◆ **Your goal**:
From the entries below, please gather each line containing the string "this".
··· Given data ···
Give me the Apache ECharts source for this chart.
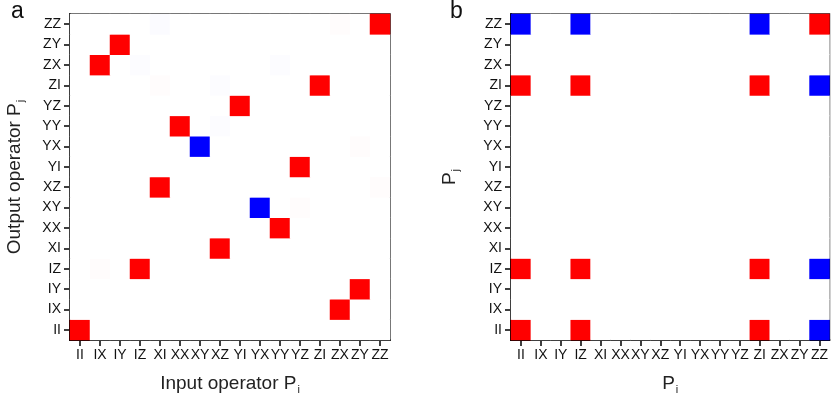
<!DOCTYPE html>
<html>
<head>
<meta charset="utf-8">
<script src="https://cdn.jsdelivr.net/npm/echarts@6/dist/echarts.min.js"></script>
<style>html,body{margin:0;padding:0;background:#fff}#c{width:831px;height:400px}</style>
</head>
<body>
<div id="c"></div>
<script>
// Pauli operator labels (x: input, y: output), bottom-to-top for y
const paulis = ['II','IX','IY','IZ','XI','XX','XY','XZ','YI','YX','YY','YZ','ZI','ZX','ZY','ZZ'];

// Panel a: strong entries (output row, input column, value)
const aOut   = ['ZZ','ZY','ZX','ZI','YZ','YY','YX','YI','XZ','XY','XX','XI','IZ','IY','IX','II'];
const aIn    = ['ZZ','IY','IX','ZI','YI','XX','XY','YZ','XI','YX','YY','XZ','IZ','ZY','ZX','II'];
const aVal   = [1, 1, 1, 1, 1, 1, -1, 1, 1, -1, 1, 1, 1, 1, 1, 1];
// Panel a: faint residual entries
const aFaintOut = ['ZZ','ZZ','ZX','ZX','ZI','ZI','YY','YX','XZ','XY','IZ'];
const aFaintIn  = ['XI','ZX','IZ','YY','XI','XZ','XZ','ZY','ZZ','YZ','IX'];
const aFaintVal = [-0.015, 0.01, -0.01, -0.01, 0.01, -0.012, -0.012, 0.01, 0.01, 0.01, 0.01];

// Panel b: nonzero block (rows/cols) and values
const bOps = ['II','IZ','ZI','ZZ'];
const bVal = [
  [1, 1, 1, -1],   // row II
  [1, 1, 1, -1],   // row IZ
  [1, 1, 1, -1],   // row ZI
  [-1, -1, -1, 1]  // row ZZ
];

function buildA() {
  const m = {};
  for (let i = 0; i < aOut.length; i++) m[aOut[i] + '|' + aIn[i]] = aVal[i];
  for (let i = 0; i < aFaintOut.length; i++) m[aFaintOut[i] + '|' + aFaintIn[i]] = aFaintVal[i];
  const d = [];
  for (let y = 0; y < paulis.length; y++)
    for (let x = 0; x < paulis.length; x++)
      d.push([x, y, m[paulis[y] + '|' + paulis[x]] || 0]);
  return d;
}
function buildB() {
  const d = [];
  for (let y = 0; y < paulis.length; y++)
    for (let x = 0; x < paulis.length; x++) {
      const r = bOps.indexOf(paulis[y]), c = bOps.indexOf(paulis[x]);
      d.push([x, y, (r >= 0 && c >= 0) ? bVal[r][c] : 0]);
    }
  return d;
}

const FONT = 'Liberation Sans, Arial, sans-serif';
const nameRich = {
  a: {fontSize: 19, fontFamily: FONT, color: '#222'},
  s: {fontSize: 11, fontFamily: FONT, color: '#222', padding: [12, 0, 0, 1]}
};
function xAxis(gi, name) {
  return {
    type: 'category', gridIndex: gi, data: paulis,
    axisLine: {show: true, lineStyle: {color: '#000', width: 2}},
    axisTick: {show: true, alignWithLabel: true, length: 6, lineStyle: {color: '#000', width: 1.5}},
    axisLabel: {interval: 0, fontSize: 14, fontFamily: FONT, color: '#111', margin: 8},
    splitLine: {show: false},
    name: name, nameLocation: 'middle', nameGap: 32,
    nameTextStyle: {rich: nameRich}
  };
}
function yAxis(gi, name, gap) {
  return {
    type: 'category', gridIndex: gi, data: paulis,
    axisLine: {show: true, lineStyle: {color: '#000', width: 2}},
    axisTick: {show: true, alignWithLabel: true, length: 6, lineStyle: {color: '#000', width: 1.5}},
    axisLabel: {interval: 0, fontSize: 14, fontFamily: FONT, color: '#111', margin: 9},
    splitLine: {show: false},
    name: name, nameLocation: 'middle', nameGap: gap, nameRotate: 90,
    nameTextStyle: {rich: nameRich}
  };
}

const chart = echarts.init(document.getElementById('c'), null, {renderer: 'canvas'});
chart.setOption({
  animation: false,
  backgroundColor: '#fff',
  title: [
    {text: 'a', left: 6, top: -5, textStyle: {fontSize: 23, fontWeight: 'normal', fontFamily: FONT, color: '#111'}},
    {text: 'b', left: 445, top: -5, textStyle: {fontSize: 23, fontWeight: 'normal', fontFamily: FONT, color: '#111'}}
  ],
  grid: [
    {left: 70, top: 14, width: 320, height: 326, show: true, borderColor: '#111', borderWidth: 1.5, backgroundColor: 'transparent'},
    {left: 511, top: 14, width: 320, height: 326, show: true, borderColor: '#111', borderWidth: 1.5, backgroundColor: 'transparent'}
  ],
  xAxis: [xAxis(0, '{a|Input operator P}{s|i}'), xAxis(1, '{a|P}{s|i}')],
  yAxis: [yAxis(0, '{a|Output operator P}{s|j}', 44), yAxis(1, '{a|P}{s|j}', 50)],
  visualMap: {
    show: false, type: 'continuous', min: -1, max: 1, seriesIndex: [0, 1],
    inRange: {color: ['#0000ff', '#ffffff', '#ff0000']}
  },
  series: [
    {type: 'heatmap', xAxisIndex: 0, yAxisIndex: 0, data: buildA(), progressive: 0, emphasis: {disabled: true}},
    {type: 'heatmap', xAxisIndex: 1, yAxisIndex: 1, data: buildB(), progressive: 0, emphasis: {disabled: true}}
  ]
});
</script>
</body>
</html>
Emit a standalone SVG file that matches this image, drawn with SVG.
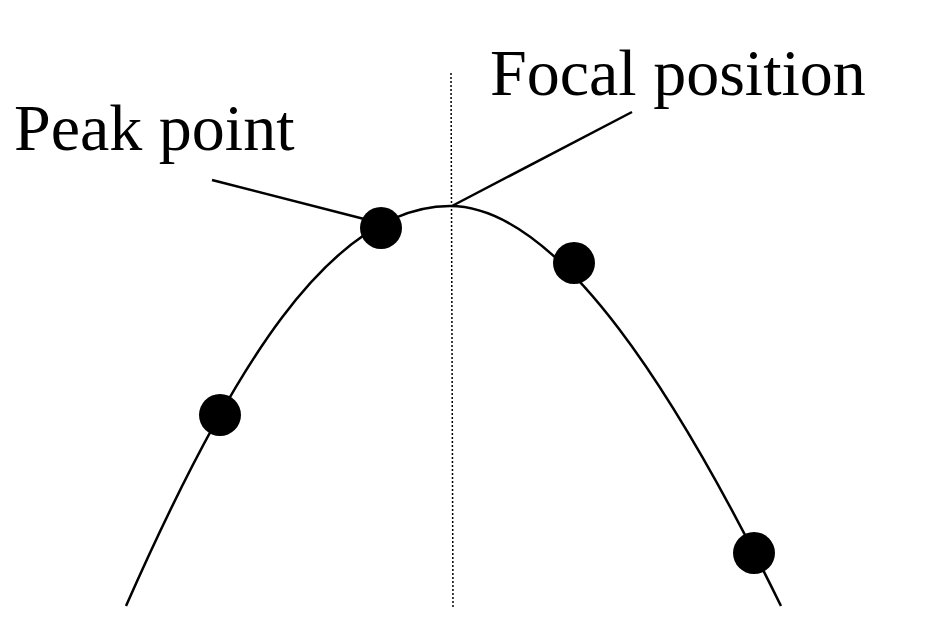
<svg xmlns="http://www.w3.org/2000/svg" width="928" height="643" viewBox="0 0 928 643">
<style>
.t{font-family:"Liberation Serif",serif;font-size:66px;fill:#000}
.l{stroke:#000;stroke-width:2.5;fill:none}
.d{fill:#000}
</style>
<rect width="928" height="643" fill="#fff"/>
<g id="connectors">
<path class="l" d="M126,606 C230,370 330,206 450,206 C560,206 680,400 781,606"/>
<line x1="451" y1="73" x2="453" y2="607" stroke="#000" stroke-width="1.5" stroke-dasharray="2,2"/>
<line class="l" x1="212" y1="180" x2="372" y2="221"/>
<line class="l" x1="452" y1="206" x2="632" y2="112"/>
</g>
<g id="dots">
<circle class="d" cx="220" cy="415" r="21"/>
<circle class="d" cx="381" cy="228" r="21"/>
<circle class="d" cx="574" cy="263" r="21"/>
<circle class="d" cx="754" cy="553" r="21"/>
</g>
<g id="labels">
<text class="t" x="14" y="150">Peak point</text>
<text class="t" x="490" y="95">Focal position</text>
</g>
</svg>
···
◆ **Completed task**:
Give me the Apache ECharts source for this chart.
Emit a standalone SVG file that matches this image, drawn with SVG.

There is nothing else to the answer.